Speaking to reporters outside the retreat, Mr. Wyden, a member of the Senate Intelligence Committee, made several references to Mr. Brennan’s nomination and his central role in crafting the counterterrorism policy in the Obama White House, as well as his concern about the secrecy governing the administration’s drone policy.
“I want it understood that because this is such a central [issue], you have an individual with enormous influence who is really the architect of the counter terror policy in the Obama administration, that I am going to pull out all the stops to get the actual legal analysis because without it, in effect, the administration is practicing secret law,” he told the Capitol Hill newspaper Roll Call.
Mr. Wyden stopped short of saying he would filibuster the nomination, saying only he planned to bring it up during Mr. Brennan’s confirmation hearing Thursday before the Senate intelligence panel, the first round in what is expected to be an intense series of grillings by lawmakers.
The White House has faced a firestorm of criticism of its drone policy this week after NBC News reported Monday that it had obtained a Justice Department white paper explainer on using drone strikes against U.S. citizens.
On Tuesday, White House spokesman Jay Carney said that white paper was written by Justice Department officials and is not a public document.
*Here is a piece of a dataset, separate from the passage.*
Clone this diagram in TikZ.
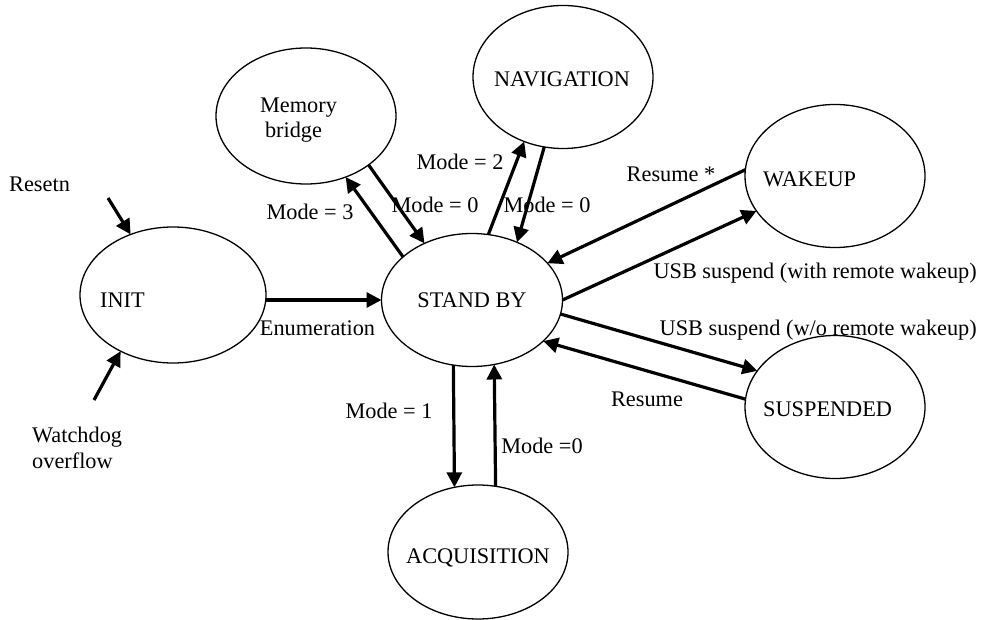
\documentclass[tikz,border=0pt]{standalone}
\usepackage{fontspec}
\setmainfont{Liberation Serif}
\usetikzlibrary{shapes.geometric,arrows.meta}
\begin{document}
\begin{tikzpicture}[x=1pt,y=-1pt,
  state/.style={ellipse,draw,line width=1.3pt,inner sep=0pt,outer sep=0pt},
  txt/.style={font=\fontsize{22.3}{25}\selectfont,inner sep=0pt,anchor=base},
  arr/.style={line width=3.2pt,-{Triangle[length=15pt,width=15pt]}}]
\useasboundingbox (0,0) rectangle (984,620);
% states
\node[state,minimum width=186pt,minimum height=136pt] (init) at (173,295) {};
\node[state,minimum width=180pt,minimum height=136pt] (mb) at (306,116) {};
\node[state,minimum width=180pt,minimum height=143pt] (nav) at (563,77) {};
\node[state,minimum width=181pt,minimum height=133pt] (sb) at (472,300) {};
\node[state,minimum width=180pt,minimum height=143pt] (wk) at (835,176) {};
\node[state,minimum width=180pt,minimum height=143pt] (susp) at (835,407) {};
\node[state,minimum width=180pt,minimum height=134pt] (acq) at (478,552) {};
% state texts
\node[txt,anchor=base west] (tinit) at (100,307) {INIT};
\node[txt] (tmem) at (298.5,113) {Memory};
\node[txt] (tbr) at (293.5,138) {bridge};
\node[txt] (tnav) at (562,87) {NAVIGATION};
\node[txt] (tsb) at (472,307) {STAND BY};
\node[txt,anchor=base west] (twk) at (763,187) {WAKEUP};
\node[txt,anchor=base west] (tsusp) at (763,416) {SUSPENDED};
\node[txt] (tacq) at (478,563) {ACQUISITION};
% free ends
\coordinate (rs) at (108,198);
\coordinate (wd) at (94,400);
% connectors
\draw[arr] (rs) -- (init.125);
\draw[arr] (wd) -- (init.227.7);
\draw[arr] (init.east |- sb.west) -- (sb.west);
\draw[arr] (sb.148.4) -- (mb.303.3);
\draw[arr] (mb.322.4) -- (sb.130.2);
\draw[arr] (sb.76.6) -- (nav.239.7);
\draw[arr] (nav.255.8) -- (sb.52.2);
\draw[arr] (wk.176.2) -- (sb.26.3);
\draw[arr] (sb.east) -- (wk.204.3);
\draw[arr] (sb.351.7) -- (susp.155.7);
\draw[arr] (susp.175.2) -- (sb.330.1);
\draw[arr] (sb.254.2) -- (acq.110.8);
\draw[arr] (acq.75.6) -- (sb.289.8);
% labels
\node[txt,anchor=base west] (tresetn) at (9,192) {Resetn};
\node[txt,anchor=base west] (twd) at (32,442) {Watchdog};
\node[txt,anchor=base west] (tof) at (32,468) {overflow};
\node[txt] (tenum) at (317.5,335) {Enumeration};
\node[txt] (tm3) at (310,220) {Mode = 3};
\node[txt] (tm0a) at (435,213) {Mode = 0};
\node[txt] (tm2) at (460,170) {Mode = 2};
\node[txt] (tm0b) at (547,213) {Mode = 0};
\node[txt] (tres1) at (671,182) {Resume *};
\node[txt,anchor=base east] (tusb1) at (977,278) {USB suspend (with remote wakeup)};
\node[txt,anchor=base east] (tusb2) at (977,335) {USB suspend (w/o remote wakeup)};
\node[txt] (tres2) at (647,406) {Resume};
\node[txt] (tm1) at (389,418) {Mode = 1};
\node[txt] (tm0c) at (542,453) {Mode =0};
\end{tikzpicture}
\end{document}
“It did represent an effort, in our providing the information to the applicable members of Congress, to explain the legal concepts and legal theories [that] undergird the decisions that are being made,” he said.
President Obama, he said “is committed to working with Congress on these matters and to providing information to Congress, and that process continues.” When pressed further on Mr. Wyden’s comments, he said the administration would continue to consult with and provide information to “appropriate” members of Congress “on these weighty, important matters.”
“I think it’s important to note, and I should have said this yesterday, that when it comes to some of these matters, the information that is held — is kept secret for national security reasons, not to keep it from the American people but to keep it from those who plot daily and continually to do harm to the United States and do harm to the American people,” he said.